In between the pages of Ian Brown's stark tale, the Globe ran a story about Ed Koch, former mayor of New York, looking back at his long public career. Mayor Koch reflects on his entry into politics in the 1960s. "My program was to eliminate the sodomy laws, which were still on the books in New York, to eliminate the abortion laws so abortion would be legal and, third, change the divorce laws. My program ultimately became known as SAD—for sodomy, abortion and divorce. I am very proud of having been in the lead."

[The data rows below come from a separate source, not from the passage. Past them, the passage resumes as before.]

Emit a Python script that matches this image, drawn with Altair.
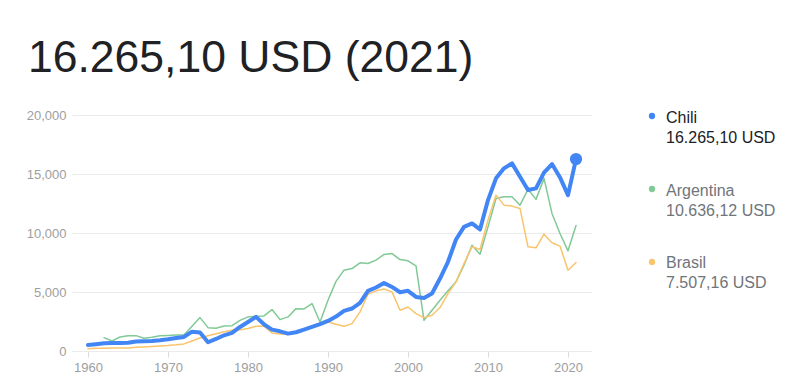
import altair as alt
import pandas as pd

years = list(range(1960, 2022))

chile = [500, 570, 650, 680, 680, 700, 800, 820, 850, 910,
         990, 1100, 1190, 1640, 1560, 740, 1020, 1330, 1530, 2040,
         2460, 2890, 2260, 1810, 1670, 1470, 1590, 1810, 2040, 2270,
         2550, 2920, 3400, 3600, 4070, 5100, 5380, 5770, 5430, 4980,
         5100, 4580, 4500, 4870, 6140, 7560, 9450, 10520, 10810, 10300,
         12790, 14630, 15480, 15900, 14770, 13640, 13780, 15110, 15840, 14710,
         13210, 16265.10]

argentina = [None, None, 1130, 850, 1190, 1300, 1300, 1080, 1160, 1300,
             1320, 1350, 1350, 2100, 2830, 1980, 1930, 2120, 2150, 2600,
             2890, 2940, 2970, 3510, 2660, 2890, 3590, 3560, 4020, 2460,
             4300, 5900, 6850, 6990, 7470, 7410, 7700, 8180, 8260, 7750,
             7640, 7210, 2600, 3450, 4300, 5100, 5860, 7270, 8970, 8200,
             10520, 12930, 13070, 13070, 12360, 13700, 12850, 14630, 11660, 9960,
             8490, 10636.12]

brasil = [200, 230, 230, 250, 250, 260, 310, 340, 380, 420,
          460, 520, 600, 850, 1100, 1300, 1470, 1640, 1750, 1800,
          1900, 2100, 2100, 1530, 1450, 1450, 1620, 1810, 1980, 2270,
          2450, 2270, 2100, 2320, 3310, 4810, 5100, 5260, 5010, 3450,
          3730, 3170, 2830, 3030, 3680, 4870, 5860, 7410, 8830, 8600,
          11090, 13210, 12360, 12280, 12080, 8830, 8740, 9900, 9170, 8890,
          6850, 7507.16]

countries = ["Chili", "Argentina", "Brasil"]
value_labels = ["16.265,10 USD", "10.636,12 USD", "7.507,16 USD"]
colors = ["#4285F4", "#81C995", "#F9C46B"]
widths = [4, 1.5, 1.5]
text_colors = ["#202124", "#70757a", "#70757a"]
title_text = "16.265,10 USD (2021)"

x_ticks = [1960, 1970, 1980, 1990, 2000, 2010, 2020]
y_ticks = [0, 5000, 10000, 15000, 20000]

series = {"Chili": chile, "Argentina": argentina, "Brasil": brasil}
rows = []
for name, vals in series.items():
    for yr, v in zip(years, vals):
        if v is not None:
            rows.append({"year": yr, "value": v, "country": name})
df = pd.DataFrame(rows)

FONT = "Liberation Sans, Arial, sans-serif"

x_enc = alt.X("year:Q", scale=alt.Scale(domain=[1958, 2023], nice=False, zero=False),
              axis=alt.Axis(values=x_ticks, format="d", title=None, grid=False,
                            domain=False, ticks=True, tickSize=6, tickColor="#dadce0",
                            labelColor="#9e9e9e", labelFontSize=13, labelFont=FONT,
                            labelPadding=4))
y_enc = alt.Y("value:Q", scale=alt.Scale(domain=[0, 20000], nice=False),
              axis=alt.Axis(values=y_ticks, format=",.0f", title=None, grid=True,
                            gridColor="#ebebeb", domain=False, ticks=False,
                            labelColor="#9e9e9e", labelFontSize=13, labelFont=FONT,
                            labelPadding=6))

layers = []
draw_order = ["Argentina", "Brasil", "Chili"]
for name in draw_order:
    i = countries.index(name)
    layers.append(
        alt.Chart(df[df["country"] == name]).mark_line(
            color=colors[i], strokeWidth=widths[i], strokeJoin="round", strokeCap="round"
        ).encode(x=x_enc, y=y_enc)
    )

last = df[(df["country"] == "Chili") & (df["year"] == years[-1])]
layers.append(
    alt.Chart(last).mark_circle(color=colors[0], opacity=1, size=150).encode(x=x_enc, y=y_enc)
)

# legend
for i, name in enumerate(countries):
    d = pd.DataFrame({"name": [name], "label": [value_labels[i]]})
    base_y = i * 72.5
    layers.append(alt.Chart(d).mark_circle(color=colors[i], opacity=1, size=40).encode(
        x=alt.value(580), y=alt.value(1 + i * 73)))
    layers.append(alt.Chart(d).mark_text(align="left", baseline="alphabetic", fontSize=16,
                                         font=FONT, color=text_colors[i]).encode(
        x=alt.value(594), y=alt.value(8.3 + base_y), text="name:N"))
    layers.append(alt.Chart(d).mark_text(align="left", baseline="alphabetic", fontSize=16,
                                         font=FONT, color=text_colors[i]).encode(
        x=alt.value(594), y=alt.value(28.3 + base_y), text="label:N"))

tdf = pd.DataFrame({"t": [title_text]})
layers.append(alt.Chart(tdf).mark_text(align="left", baseline="alphabetic", fontSize=44.5,
                                       font=FONT, color="#202124").encode(
    x=alt.value(-44), y=alt.value(-43.3), text="t:N"))

chart = alt.layer(*layers).properties(
    width=520, height=236,
    padding={"left": 64, "top": 107, "right": 198, "bottom": 25},
    autosize=alt.AutoSizeParams(type="none"),
).configure_view(stroke=None)

chart.save("out.html", embed_options={"renderer": "svg", "actions": False})
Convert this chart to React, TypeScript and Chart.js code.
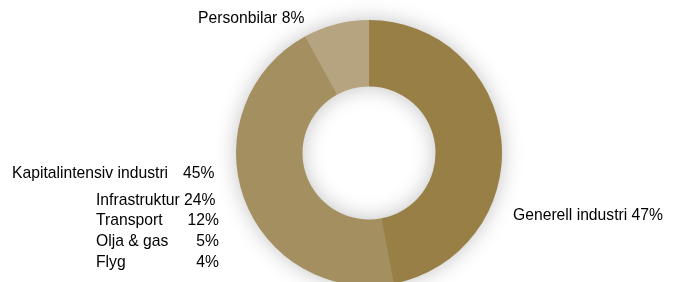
import React, { useEffect, useRef } from "react";
import { Chart, registerables } from "chart.js";

Chart.register(...registerables);

const categories = ["Generell industri", "Kapitalintensiv industri", "Personbilar"];
const shares = [47, 45, 8];
const sliceColors = ["#987f45", "#a48f60", "#b5a47f"];

const subCategories = ["Infrastruktur", "Transport", "Olja & gas", "Flyg"];
const subShares = [24, 12, 5, 4];

const FONT = "15.7px 'Liberation Sans', Arial, sans-serif";

const shadowPlugin = {
  id: "ringShadow",
  beforeDatasetsDraw(chart: any) {
    const arc = chart.getDatasetMeta(0).data[0];
    if (!arc) return;
    const { x, y, outerRadius, innerRadius } = arc.getProps(["x", "y", "outerRadius", "innerRadius"], true);
    const ctx = chart.ctx;
    ctx.save();
    ctx.shadowColor = "rgba(0,0,0,0.26)";
    ctx.shadowBlur = 22;
    ctx.shadowOffsetX = 0;
    ctx.shadowOffsetY = 0;
    ctx.fillStyle = sliceColors[0];
    ctx.beginPath();
    ctx.arc(x, y, outerRadius - 1, 0, Math.PI * 2);
    ctx.arc(x, y, innerRadius + 1, 0, Math.PI * 2, true);
    ctx.closePath();
    ctx.fill();
    ctx.restore();
  },
};

const labelPlugin = {
  id: "sliceLabels",
  afterDraw(chart: any) {
    const ctx = chart.ctx;
    ctx.save();
    ctx.font = FONT;
    ctx.fillStyle = "#000000";
    ctx.textBaseline = "alphabetic";
    ctx.textAlign = "left";
    ctx.fillText(`${categories[2]} ${shares[2]}%`, 198, 23);
    ctx.fillText(categories[1], 12, 178);
    ctx.fillText(`${shares[1]}%`, 183, 178);
    ctx.fillText(`${categories[0]} ${shares[0]}%`, 513, 220);
    const baselines = [204.5, 225, 246, 266.5];
    subCategories.forEach((name, i) => {
      if (i === 0) {
        ctx.textAlign = "left";
        ctx.fillText(`${name} ${subShares[i]}%`, 96, baselines[i]);
      } else {
        ctx.textAlign = "left";
        ctx.fillText(name, 96, baselines[i]);
        ctx.textAlign = "right";
        ctx.fillText(`${subShares[i]}%`, 219, baselines[i]);
      }
    });
    ctx.restore();
  },
};

export default function App() {
  const ref = useRef<HTMLCanvasElement>(null);
  useEffect(() => {
    if (!ref.current) return;
    const chart = new Chart(ref.current, {
      type: "doughnut",
      data: {
        labels: categories,
        datasets: [
          {
            data: shares,
            backgroundColor: sliceColors,
            borderWidth: 0,
            clip: false as any,
          },
        ],
      },
      options: {
        responsive: false,
        animation: false,
        radius: 133,
        cutout: "50%",
        layout: { padding: { top: 24, bottom: 0, left: 63, right: 0 } },
        plugins: {
          legend: { display: false },
          tooltip: { enabled: false },
        },
      },
      plugins: [shadowPlugin, labelPlugin],
    });
    return () => chart.destroy();
  }, []);
  return (
    <div style={{ position: "fixed", left: 0, top: 0, width: 675, height: 282, background: "#ffffff" }}>
      <canvas ref={ref} width={675} height={282} style={{ width: 675, height: 282 }} />
    </div>
  );
}
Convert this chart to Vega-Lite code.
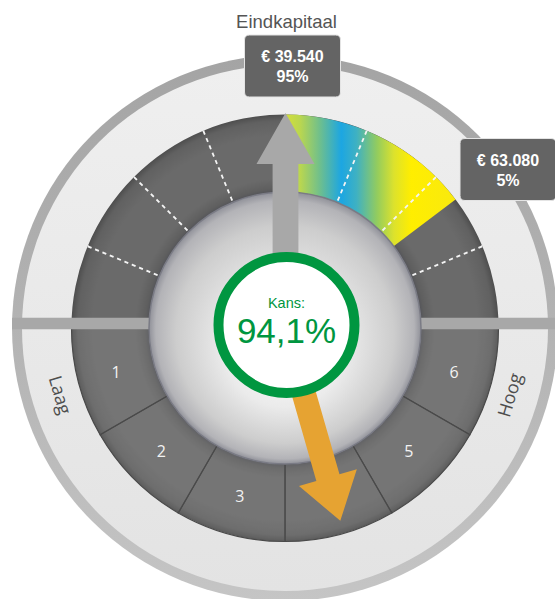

And where was the program of the future mayor leading? The animating principle of SAD is that the autonomous self alone must prevail, unhindered by the moral law, the civil law or natural law. It leads to a world where there is little room for those who are less than autonomous selves—the Walker Browns at various stages of life. The situation Ian Brown describes is sad, even heartbreaking. The triumph of SAD ensures a future that is sadder still.

Reclaiming a Name

The NHL is back in Winnipeg, and the team will be called the Jets. It wasn't a sure thing. The original Jets name was given not because of any local tradition, but because the owner was a fan of the New York Jets football team, which at the time was still basking in the glow of Joe Namath's Super Bowl victory. The New York Jets, in turn, took their name from their proximity to New York's airports. When the Winnipeg Jets signed Bobby Hull to that famous million-dollar contract, his nickname—the Golden Jet—gave the team's name added meaning. But Joe Namath and Bobby Hull were a long time ago. So something new was needed if the old name was to remain. The Jets kept the old name but chose a new logo, celebrating the Royal Canadian Air Force's long presence in the city. It was a brilliant act of cultural renewal, fusing the fans' favourite name with a noble part of Canadian life. It's not easy to pour new wine into old wineskins. The Jets have pulled it off, and many will be wearing their logo even if they remain indifferent to the team. The fighter jet and maple leaf logo is clearly one of the league's best. For that reason alone, at least for this season, the Jets are Canada's team.